I know that Stack Exchange requires questions to be specific, unambiguous, and having single-solution. For example, in the tour page (my emphasis):

Ask about...
Specific issues within each site's area of expertise
Real problems or questions that you've encountered

and, as immediately following,

Don't ask about...
Questions that are primarily opinion-based
Questions with too many possible answers or that would require an extremely long answer

Similarly, it was remarked here that

Stack Exchange encourages specific questions that have a specific, canonical answers."

A quick glance in Area 51 gives me the impression that several proporsals are probably too vague, too broad, or too aesthetics-based to reach attention, though it's just my guess: the literature proposal, the tea proposal, and the ethics proposal, among others.

Of all SE sites, it is generally noticed, say in this discussion, that Stack Overflow has quite strict policy. This is understandable, as SO has gained tremendous popularity, and everyday there are a huge number of junk posts swarming all over into it.

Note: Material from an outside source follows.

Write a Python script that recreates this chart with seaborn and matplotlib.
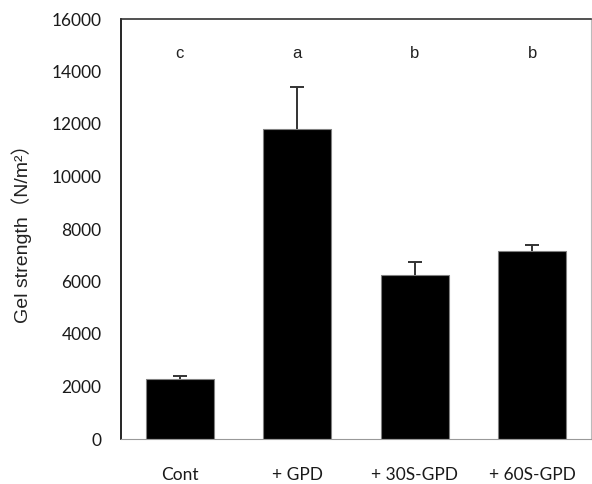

However, certain SE sites seem to maintain looser standard than others. How can an request for suggestion of action in a certain situation in an academy or workplace have a single "right" answer, or how can a worldbuilding, a possible continuation of a fictional situation, be the most likely one among other competitors, as does mathematics or physics?

Is this not double standard? Is the principle of non-opinion-based and allowing specific answers, though well meant, simply ill-defined?

So it seems the rule of each site is decided by adminstrators of their own. Then again, why can't we create literature, ethics, or tea site? I don't understand.

  • Sure, some topics are less technical than others. Does not necessarily prevent a site from existing. About your three examples: see Literature, Tea, and Ethics. These are proposals yet to be launched, because they don't have enough users committing or contributing sample questions, not because someone is holding them back.
    – user315433
    Commented Nov 27, 2016 at 14:01
  • So, the strictness of SO is decided by their admins, not (as I assumed) by the general SE policy. Commented Nov 27, 2016 at 14:13
  • I think Stack Overflow to the laypersons's programming questions has become somewhat like Physics Overflow to general physics questions. Why hasn't someone open a new programming question site with looser standard (like physics SE)? Commented Nov 27, 2016 at 14:18
  • 2
    There is no such role as "admin" of a Stack Exchange site. And if there were, how exactly would they deal with 9000 new questions on Stack Overflow every day? One can't even read that many questions. If you want to learn how these sites really work, observe and participate.
    – user315433
    Commented Nov 27, 2016 at 14:29
  • Right.... as you can tell, I am new to this.... so I am just giving my quick, if not rash, observation. And surely I have just learned something. Anyway, may be you shall make your comment an answer so I may choose ? : P Commented Nov 27, 2016 at 15:02
  • 1
    you seem to be focusing on "softer" sites but if you look closer, most striking difference can be observed on "harder", software related sites. For things that really heavily deviate from Stack Overflow model take a look at question and answer norms at Code Golf, Software Recommendations, Code Review
    – gnat
    Commented Nov 27, 2016 at 17:10

2 Answers 2


Please see the blog post Good Subjective, Bad Subjective.

We just had a complaint to this effect on Worldbuilding meta. The logic was the same as yours: Why are some questions allowed when they are opinion-based? There are several points to consider, in response:

  • Not all questions on the sites you mentioned are opinion-based. Asking about typical processes for peer-review in academic journals, general company policy dealing with [X, Y or Z], or whether or not a given planetary system is likely to form are not opinion-based.
  • There is a difference between simply subjective and overly subjective. If there's no way for determining which answer is the best, the questions is likely too subjective.
  • The sites you mentioned are indeed more subjective than other sites. However, they have been careful to make it clear that there is an element of subjectivity to many of their questions, and they have outlined the boundaries of opinionated questions. I'd recommend looking at their help centers and per-site metas.

The guidelines on the Stack Exchange tour page is just general guidelines. Each site has its own guidelines. In other words, those policies on each site are decided by Meta discussions among users and implemented by users, not by administrators. There are very well managed sites while there are some poorly managed sites. Everything depends on each site.

As @zaq commented, it's best for you to observe and participate.